Закон 3 июня 1907 года
Осенью 1906 года началась лихорадочная работа по укреплению порядка. Путь и программа, которые избрал для этого Столыпин, были те самые, которые проектировал два года назад князь [Святополк-] Мирский – устранить в чем возможно причины накопившегося в обществе неудовольствия, равно как и стеснительные порядки, отжившие свое время, и укрепить низы государства, дав общественному строю опору в мелком собственнике и привив населению убеждение, что только путем труда можно достигнуть благосостояния.
Основанием служило положение о землеустройстве, которое осталось самым значительным делом Столыпина, хотя и не ему одному принадлежало в идее; мысль созрела уже ранее, и выработка проекта была делом В. И. Гурко; особая же заслуга Столыпина была в том, что он талантливо защищал эту идею и энергически проводил в жизнь. Далее следовали положения о старообрядческих и сектантских общинах, открывшие им свободу жизни и развития, правила об обществах и союзах, о печати и т. п. – все меры достаточно известные, чтобы перечислять их подробно, в большинстве равным образом разработанные в Министерстве внутренних дел еще до появления Столыпина у власти.
Меры эти проводились в порядке статьи 87 Основных законов, то есть помимо Думы, как потому, что приходилось спешить, так и потому, что нужно было дать им первоначальное осуществление в пределах благоразумной осторожности, которой нельзя было ждать от Государственной думы. Нельзя, конечно, отрицать, что одним из мотивов, побуждавшим спешить, было и естественное желание Столыпина вырвать у противников козыри и ослабить противоправительственную агитацию на предстоящих выборах.

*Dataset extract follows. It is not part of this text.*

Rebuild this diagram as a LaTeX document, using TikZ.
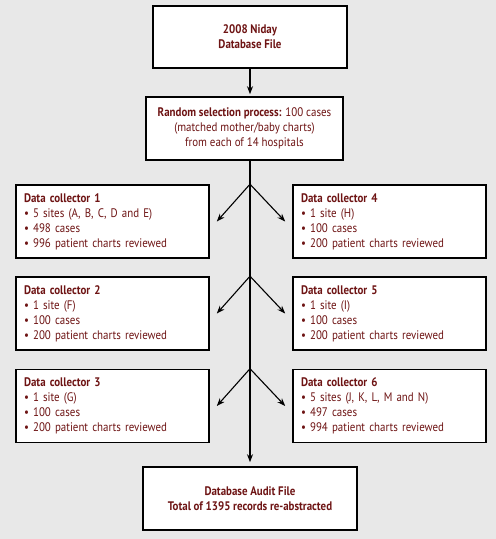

В том же чрезвычайном порядке Столыпин предполагал обезвредить и еврейский вопрос, смягчить ограничения, на евреях лежавшие, но мысль эта не могла получить осуществления, потому что государь затруднился взять почин на себя. На всеподданнейшем докладе Столыпина его величество положил резолюцию в том смысле, что отношение к евреям есть дело совести народной, а потому пусть представители народа и берут на себя ответственность за возбуждение и решение вопроса. Высочайшая резолюция осталась почему-то мало известной, и почина со стороны Государственной думы не последовало.